The latter issue had emerged at the 1972 UCL conference, at which one disgruntled participant said ‘I came here to talk about windmills, not politics’. It was an issue that continued to be debated within the AT movement. In 1973, AT pioneer Peter Harper wrote a seminal article in issue 5 of Undercurrents, which was in many ways the house magazine of the AT movement. He said that we needed to move beyond ‘AT’ gadgets, and look at how things were produced.
See: www.scribd.com/doc/9085962/Undercurrents-05-Winter-1973

Nearly 40 years on, this still hasn’t been resolved. The AT movement would no doubt be pleased to see that most of the wind projects in Denmark and Germany are locally owned by wind coops and the like, and even a few in the UK. But some bits of AT hardware are now being produced and sold just like any other consumer products. And some of the large-scale renewable energy technologies are designed, produced and run by large companies in ways that are very different to what some of the AT pioneers may have had in mind. As AT becomes a reality, at least in hardware terms, production issues may be the new focus- who produces what, how is production organised and controlled, where should it be based and how are the benefits and costs shared?

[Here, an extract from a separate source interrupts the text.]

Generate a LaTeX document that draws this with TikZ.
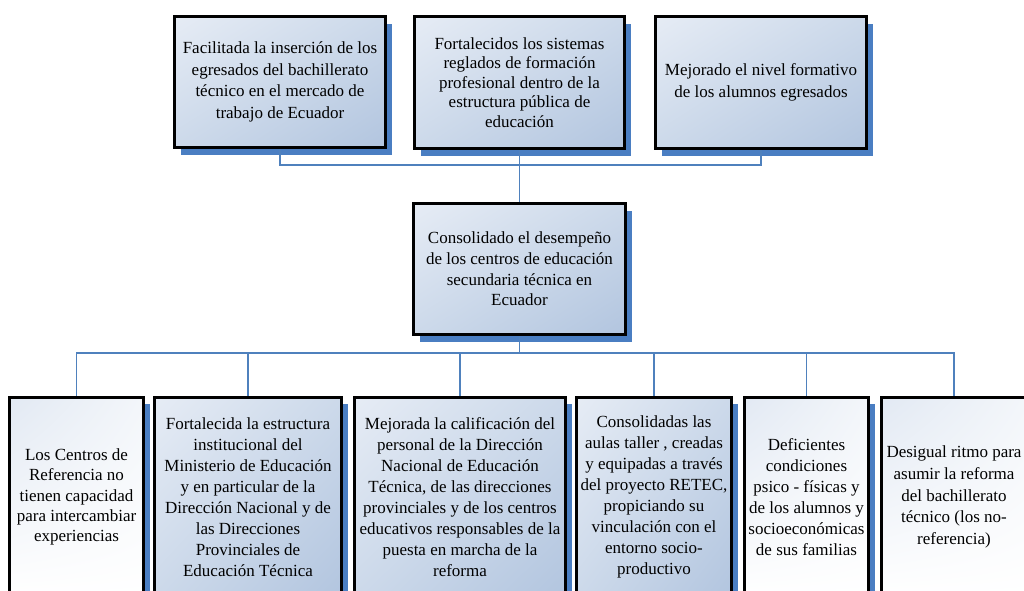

If there are modern messages from the AT movement then one could be that, after the recession, we can’t expect just to return to the comfort zone of metal-bashing industry and mass production- if we want to avoid climate change. We need a new economy and a new industry, producing new products. We know about some of the products we should be producing- green energy technology, and so on. And that’s beginning to happen. But we also need to think about how and where they are produced- what that means for resources and for people. That sounds like a call for a return to the old familiar debate, all but abandoned by the conventional political parties, over and ownership and control, although cast in a new greener light.

The Campaign against Climate Change, along with a range of Trade Union groups, have called for a ‘Just Transition’, in which the social and economic costs and benefits of moving towards a sustainable future are fairly distributed. That is even more important during a recession, when some see clean technology as being one way to stimulate a revival. Maybe we need a dash of radical AT thinking back in the mix.